◆ PROBLEM STATEMENT:
Repeat what the lines below say, word for word, and skip every image.
----
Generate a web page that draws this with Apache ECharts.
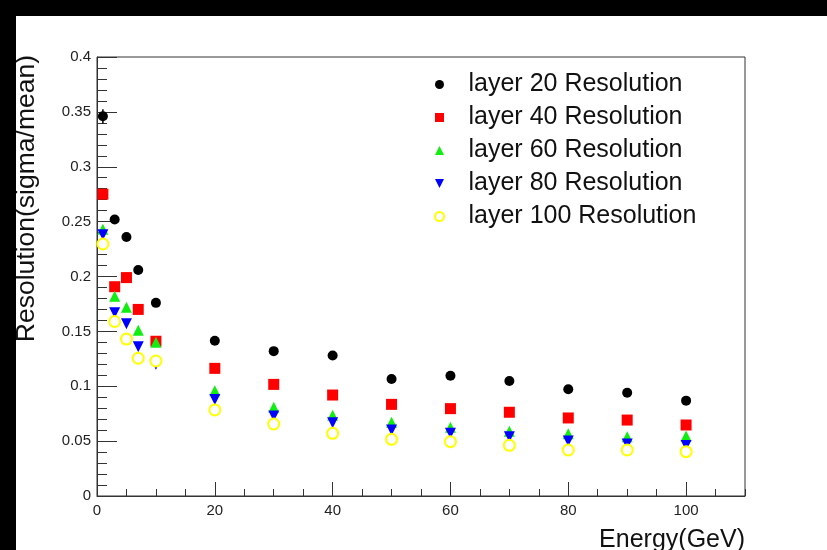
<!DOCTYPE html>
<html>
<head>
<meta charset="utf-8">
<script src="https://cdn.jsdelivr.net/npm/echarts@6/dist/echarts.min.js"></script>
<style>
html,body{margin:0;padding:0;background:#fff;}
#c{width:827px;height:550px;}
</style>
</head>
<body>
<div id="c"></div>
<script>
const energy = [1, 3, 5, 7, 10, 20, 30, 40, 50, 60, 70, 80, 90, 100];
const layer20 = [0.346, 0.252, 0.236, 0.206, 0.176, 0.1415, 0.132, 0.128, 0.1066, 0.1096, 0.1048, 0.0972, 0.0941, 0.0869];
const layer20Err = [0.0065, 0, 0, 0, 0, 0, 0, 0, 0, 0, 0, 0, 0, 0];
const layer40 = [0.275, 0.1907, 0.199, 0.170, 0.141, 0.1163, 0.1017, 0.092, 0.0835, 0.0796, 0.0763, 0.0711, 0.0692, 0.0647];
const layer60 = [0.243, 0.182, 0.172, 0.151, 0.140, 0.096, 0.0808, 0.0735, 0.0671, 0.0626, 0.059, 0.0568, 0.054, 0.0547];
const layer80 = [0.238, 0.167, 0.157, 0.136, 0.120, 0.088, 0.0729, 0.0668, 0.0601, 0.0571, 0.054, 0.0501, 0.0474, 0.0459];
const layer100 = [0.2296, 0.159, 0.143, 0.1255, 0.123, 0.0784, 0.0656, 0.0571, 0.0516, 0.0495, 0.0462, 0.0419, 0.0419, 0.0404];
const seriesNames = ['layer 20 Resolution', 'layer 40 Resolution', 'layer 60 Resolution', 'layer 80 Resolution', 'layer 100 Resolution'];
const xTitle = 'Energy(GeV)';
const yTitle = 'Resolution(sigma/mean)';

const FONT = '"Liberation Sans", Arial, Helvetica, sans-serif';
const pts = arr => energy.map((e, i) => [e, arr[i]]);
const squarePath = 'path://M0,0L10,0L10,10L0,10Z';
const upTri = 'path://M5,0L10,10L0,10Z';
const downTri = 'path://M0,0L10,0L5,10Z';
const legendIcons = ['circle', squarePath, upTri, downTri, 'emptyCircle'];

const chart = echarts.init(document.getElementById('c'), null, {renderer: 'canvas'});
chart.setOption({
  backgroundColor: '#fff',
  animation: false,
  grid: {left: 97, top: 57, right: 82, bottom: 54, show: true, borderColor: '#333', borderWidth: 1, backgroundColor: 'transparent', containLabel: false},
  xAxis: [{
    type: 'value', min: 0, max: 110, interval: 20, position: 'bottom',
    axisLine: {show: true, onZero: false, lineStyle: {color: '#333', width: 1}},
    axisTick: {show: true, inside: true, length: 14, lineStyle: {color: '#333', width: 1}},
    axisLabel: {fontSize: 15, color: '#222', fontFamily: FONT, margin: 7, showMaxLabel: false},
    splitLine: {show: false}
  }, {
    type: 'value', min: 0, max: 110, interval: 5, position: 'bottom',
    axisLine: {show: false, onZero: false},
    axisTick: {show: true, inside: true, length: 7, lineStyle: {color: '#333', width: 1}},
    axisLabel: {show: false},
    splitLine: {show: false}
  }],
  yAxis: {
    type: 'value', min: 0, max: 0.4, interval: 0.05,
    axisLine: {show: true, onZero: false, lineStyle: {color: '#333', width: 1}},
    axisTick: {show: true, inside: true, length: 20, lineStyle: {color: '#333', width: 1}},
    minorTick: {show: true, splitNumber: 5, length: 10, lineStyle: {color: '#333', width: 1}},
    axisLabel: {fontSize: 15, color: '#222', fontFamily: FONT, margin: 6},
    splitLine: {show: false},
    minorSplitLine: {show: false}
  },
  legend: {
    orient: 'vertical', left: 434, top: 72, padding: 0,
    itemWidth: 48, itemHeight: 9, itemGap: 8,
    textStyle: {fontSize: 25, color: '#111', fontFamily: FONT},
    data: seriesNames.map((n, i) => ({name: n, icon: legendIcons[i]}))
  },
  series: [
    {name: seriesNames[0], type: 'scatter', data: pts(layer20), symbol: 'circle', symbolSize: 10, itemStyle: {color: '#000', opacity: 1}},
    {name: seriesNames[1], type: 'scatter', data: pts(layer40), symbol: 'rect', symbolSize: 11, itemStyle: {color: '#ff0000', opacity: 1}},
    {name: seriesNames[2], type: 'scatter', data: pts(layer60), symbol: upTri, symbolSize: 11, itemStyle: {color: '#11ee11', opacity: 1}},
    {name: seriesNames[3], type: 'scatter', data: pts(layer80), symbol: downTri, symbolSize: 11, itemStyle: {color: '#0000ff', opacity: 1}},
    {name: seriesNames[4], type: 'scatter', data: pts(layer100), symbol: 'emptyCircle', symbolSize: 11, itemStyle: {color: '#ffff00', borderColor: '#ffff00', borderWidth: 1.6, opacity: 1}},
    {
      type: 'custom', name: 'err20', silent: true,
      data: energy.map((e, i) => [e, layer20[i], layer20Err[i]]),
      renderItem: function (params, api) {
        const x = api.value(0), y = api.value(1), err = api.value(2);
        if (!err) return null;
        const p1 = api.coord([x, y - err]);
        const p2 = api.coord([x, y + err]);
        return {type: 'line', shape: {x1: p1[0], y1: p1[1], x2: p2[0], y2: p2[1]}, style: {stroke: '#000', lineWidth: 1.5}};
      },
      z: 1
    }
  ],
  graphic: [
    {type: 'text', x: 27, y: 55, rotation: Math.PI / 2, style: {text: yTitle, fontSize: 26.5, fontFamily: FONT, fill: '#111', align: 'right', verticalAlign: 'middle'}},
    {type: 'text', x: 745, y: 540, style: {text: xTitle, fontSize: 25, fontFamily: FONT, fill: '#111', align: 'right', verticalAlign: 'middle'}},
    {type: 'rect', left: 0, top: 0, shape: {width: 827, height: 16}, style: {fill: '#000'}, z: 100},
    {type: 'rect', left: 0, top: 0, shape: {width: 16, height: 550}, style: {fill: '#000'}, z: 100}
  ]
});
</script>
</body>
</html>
----
◆ FINAL ANSWER:
Generate a web page that draws this with Apache ECharts.
<!DOCTYPE html>
<html>
<head>
<meta charset="utf-8">
<script src="https://cdn.jsdelivr.net/npm/echarts@6/dist/echarts.min.js"></script>
<style>
html,body{margin:0;padding:0;background:#fff;}
#c{width:827px;height:550px;}
</style>
</head>
<body>
<div id="c"></div>
<script>
const energy = [1, 3, 5, 7, 10, 20, 30, 40, 50, 60, 70, 80, 90, 100];
const layer20 = [0.346, 0.252, 0.236, 0.206, 0.176, 0.1415, 0.132, 0.128, 0.1066, 0.1096, 0.1048, 0.0972, 0.0941, 0.0869];
const layer20Err = [0.0065, 0, 0, 0, 0, 0, 0, 0, 0, 0, 0, 0, 0, 0];
const layer40 = [0.275, 0.1907, 0.199, 0.170, 0.141, 0.1163, 0.1017, 0.092, 0.0835, 0.0796, 0.0763, 0.0711, 0.0692, 0.0647];
const layer60 = [0.243, 0.182, 0.172, 0.151, 0.140, 0.096, 0.0808, 0.0735, 0.0671, 0.0626, 0.059, 0.0568, 0.054, 0.0547];
const layer80 = [0.238, 0.167, 0.157, 0.136, 0.120, 0.088, 0.0729, 0.0668, 0.0601, 0.0571, 0.054, 0.0501, 0.0474, 0.0459];
const layer100 = [0.2296, 0.159, 0.143, 0.1255, 0.123, 0.0784, 0.0656, 0.0571, 0.0516, 0.0495, 0.0462, 0.0419, 0.0419, 0.0404];
const seriesNames = ['layer 20 Resolution', 'layer 40 Resolution', 'layer 60 Resolution', 'layer 80 Resolution', 'layer 100 Resolution'];
const xTitle = 'Energy(GeV)';
const yTitle = 'Resolution(sigma/mean)';

const FONT = '"Liberation Sans", Arial, Helvetica, sans-serif';
const pts = arr => energy.map((e, i) => [e, arr[i]]);
const squarePath = 'path://M0,0L10,0L10,10L0,10Z';
const upTri = 'path://M5,0L10,10L0,10Z';
const downTri = 'path://M0,0L10,0L5,10Z';
const legendIcons = ['circle', squarePath, upTri, downTri, 'emptyCircle'];

const chart = echarts.init(document.getElementById('c'), null, {renderer: 'canvas'});
chart.setOption({
  backgroundColor: '#fff',
  animation: false,
  grid: {left: 97, top: 57, right: 82, bottom: 54, show: true, borderColor: '#333', borderWidth: 1, backgroundColor: 'transparent', containLabel: false},
  xAxis: [{
    type: 'value', min: 0, max: 110, interval: 20, position: 'bottom',
    axisLine: {show: true, onZero: false, lineStyle: {color: '#333', width: 1}},
    axisTick: {show: true, inside: true, length: 14, lineStyle: {color: '#333', width: 1}},
    axisLabel: {fontSize: 15, color: '#222', fontFamily: FONT, margin: 7, showMaxLabel: false},
    splitLine: {show: false}
  }, {
    type: 'value', min: 0, max: 110, interval: 5, position: 'bottom',
    axisLine: {show: false, onZero: false},
    axisTick: {show: true, inside: true, length: 7, lineStyle: {color: '#333', width: 1}},
    axisLabel: {show: false},
    splitLine: {show: false}
  }],
  yAxis: {
    type: 'value', min: 0, max: 0.4, interval: 0.05,
    axisLine: {show: true, onZero: false, lineStyle: {color: '#333', width: 1}},
    axisTick: {show: true, inside: true, length: 20, lineStyle: {color: '#333', width: 1}},
    minorTick: {show: true, splitNumber: 5, length: 10, lineStyle: {color: '#333', width: 1}},
    axisLabel: {fontSize: 15, color: '#222', fontFamily: FONT, margin: 6},
    splitLine: {show: false},
    minorSplitLine: {show: false}
  },
  legend: {
    orient: 'vertical', left: 434, top: 72, padding: 0,
    itemWidth: 48, itemHeight: 9, itemGap: 8,
    textStyle: {fontSize: 25, color: '#111', fontFamily: FONT},
    data: seriesNames.map((n, i) => ({name: n, icon: legendIcons[i]}))
  },
  series: [
    {name: seriesNames[0], type: 'scatter', data: pts(layer20), symbol: 'circle', symbolSize: 10, itemStyle: {color: '#000', opacity: 1}},
    {name: seriesNames[1], type: 'scatter', data: pts(layer40), symbol: 'rect', symbolSize: 11, itemStyle: {color: '#ff0000', opacity: 1}},
    {name: seriesNames[2], type: 'scatter', data: pts(layer60), symbol: upTri, symbolSize: 11, itemStyle: {color: '#11ee11', opacity: 1}},
    {name: seriesNames[3], type: 'scatter', data: pts(layer80), symbol: downTri, symbolSize: 11, itemStyle: {color: '#0000ff', opacity: 1}},
    {name: seriesNames[4], type: 'scatter', data: pts(layer100), symbol: 'emptyCircle', symbolSize: 11, itemStyle: {color: '#ffff00', borderColor: '#ffff00', borderWidth: 1.6, opacity: 1}},
    {
      type: 'custom', name: 'err20', silent: true,
      data: energy.map((e, i) => [e, layer20[i], layer20Err[i]]),
      renderItem: function (params, api) {
        const x = api.value(0), y = api.value(1), err = api.value(2);
        if (!err) return null;
        const p1 = api.coord([x, y - err]);
        const p2 = api.coord([x, y + err]);
        return {type: 'line', shape: {x1: p1[0], y1: p1[1], x2: p2[0], y2: p2[1]}, style: {stroke: '#000', lineWidth: 1.5}};
      },
      z: 1
    }
  ],
  graphic: [
    {type: 'text', x: 27, y: 55, rotation: Math.PI / 2, style: {text: yTitle, fontSize: 26.5, fontFamily: FONT, fill: '#111', align: 'right', verticalAlign: 'middle'}},
    {type: 'text', x: 745, y: 540, style: {text: xTitle, fontSize: 25, fontFamily: FONT, fill: '#111', align: 'right', verticalAlign: 'middle'}},
    {type: 'rect', left: 0, top: 0, shape: {width: 827, height: 16}, style: {fill: '#000'}, z: 100},
    {type: 'rect', left: 0, top: 0, shape: {width: 16, height: 550}, style: {fill: '#000'}, z: 100}
  ]
});
</script>
</body>
</html>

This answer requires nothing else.